Her daughter first noticed symptoms during a lunch in 2000. The once razor-sharp Thatcher confused Bosnia with the Falkland Islands during a conversation about the former Yugoslavia.

"I almost fell off my chair," writes Carol Thatcher. "Watching her struggle with her words and her memory, I couldn't believe it. She was in her 75th year but I had always thought of her as ageless, timeless and 100 percent cast-iron damage-proof. From the fateful day of our lunch, tell-tale signs that something wasn't quite right began to emerge."

Doctors can never be completely sure whether the memory-related symptoms are Alzheimer's disease or another form of dementia, though an MRI test can give some clues. Only an autopsy provides the "pathological gold standard," said Buckholtz.

"Because prominent people do have Alzheimer's, it may be a surprise, but it shouldn't be," he told ABCNews.com "Although there is some indication that people with more education and higher education levels are at a reduced risk."

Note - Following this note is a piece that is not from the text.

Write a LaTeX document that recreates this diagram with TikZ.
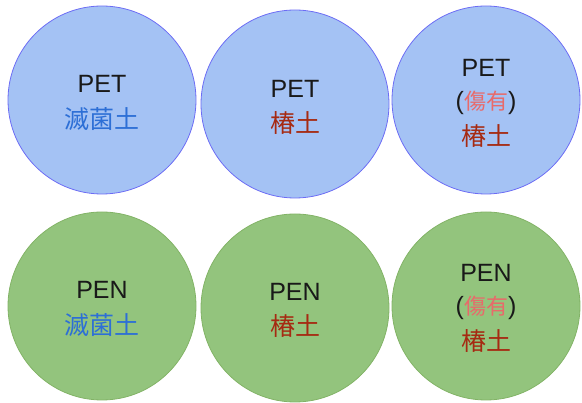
\documentclass[tikz,border=0pt]{standalone}
\usepackage{fontspec}
\setmainfont{Liberation Sans}
\newfontfamily\cjk{Noto Sans CJK JP}
\definecolor{bluefill}{HTML}{A4C2F4}
\definecolor{bluedraw}{HTML}{6C6CF4}
\definecolor{greenfill}{HTML}{93C47D}
\definecolor{greendraw}{HTML}{82B366}
\definecolor{sterile}{HTML}{2D6FD6}
\definecolor{camellia}{HTML}{A62A12}
\definecolor{damaged}{HTML}{E86A6A}
\begin{document}
\begin{tikzpicture}[x=1pt,y=-1pt,
  petc/.style={circle,draw=bluedraw,fill=bluefill,line width=0.8pt,minimum size=188pt,inner sep=0pt},
  penc/.style={circle,draw=greendraw,fill=greenfill,line width=0.8pt,minimum size=188pt,inner sep=0pt},
  txt/.style={inner sep=0pt,font=\fontsize{25}{28}\selectfont,text=black!90},
  cj/.style={inner sep=0pt,font=\cjk\fontsize{25}{28}\selectfont},
  dmg/.style={inner sep=0pt,font=\fontsize{25}{28}\selectfont,text=black!90}]
\useasboundingbox (0,0) rectangle (582,403);
% top row
\node[petc] (c1) at (102,100) {};
\node[petc] (c2) at (295,104) {};
\node[petc] (c3) at (486,100) {};
% bottom row
\node[penc] (c4) at (102,306) {};
\node[penc] (c5) at (295,308) {};
\node[penc] (c6) at (486,306) {};
% texts
\node[txt] (t1a) at (102,84) {PET};
\node[cj,text=sterile] (t1b) at (102,119) {滅菌土};
\node[txt] (t2a) at (295,89) {PET};
\node[cj,text=camellia] (t2b) at (295,123) {椿土};
\node[txt] (t3a) at (486,68) {PET};
\node[dmg] (t3b) at (486,103) {(\textcolor{damaged}{\cjk\fontsize{22}{26}\selectfont 傷有})};
\node[cj,text=camellia] (t3c) at (486,136) {椿土};
\node[txt] (t4a) at (102,290) {PEN};
\node[cj,text=sterile] (t4b) at (102,325) {滅菌土};
\node[txt] (t5a) at (295,292) {PEN};
\node[cj,text=camellia] (t5b) at (295,326) {椿土};
\node[txt] (t6a) at (486,273) {PEN};
\node[dmg] (t6b) at (486,308) {(\textcolor{damaged}{\cjk\fontsize{22}{26}\selectfont 傷有})};
\node[cj,text=camellia] (t6c) at (486,341) {椿土};
\end{tikzpicture}
\end{document}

While some dementias are reversible, Alzheimer's is not and modern drugs only slow its progression.

"You lose your sense of self and it's very difficult on family members and caregivers who see a person who doesn't recognize them anymore," he said.

Meanwhile, the details of Thatcher's disease are being doled out in Britain's The Mail.

The author, Thatcher's now 55-year-old daughter -- a twin, whom the British tabloids portrayed as jealous of her more flamboyant and doted upon brother -- appears to have written her own "Mommy Dearest."

"On bad days, she could hardly remember the beginning of a sentence by the time she got to the end," she writes. "I had to learn to be patient, a quality I admit is in short supply. I also had to learn she had an illness and that it wasn't personal. That's the worst thing about dementia: It gets you every time."

Reagan's youngest son offered his condolences on Thatcher's now-public condition and agreed the insidious disease can strike anyone, regardless of their mental acumen.

"The disease doesn't respect your mental faculties any more than any other disease, like cancer or the flu," said Reagan, now a political commentator for MSNBC.

Still, Reagan, whose family only painted a positive face of the once-hearty former president, was critical of Carol Thatcher.

"What exactly does the public learn when we hear she doesn't recognize her family?" he asked. "Everyone knows what it does and what happens: You forget names, places, things. To detail that is shameful."

"People should think about how they would feel if it were their mother," Reagan said of the intimate details of Thatcher's mental decline. "The word is 'salacious.'"

Amanda Platell of Britain's Daily Mail, which is serializing the memoir, agreed.

"It felt not only like a terrible invasion of an old woman's privacy, but a personal betrayal," she wrote. "There's a time and place for such memoirs. But this was not it. Too soon, Carol. Too much detail."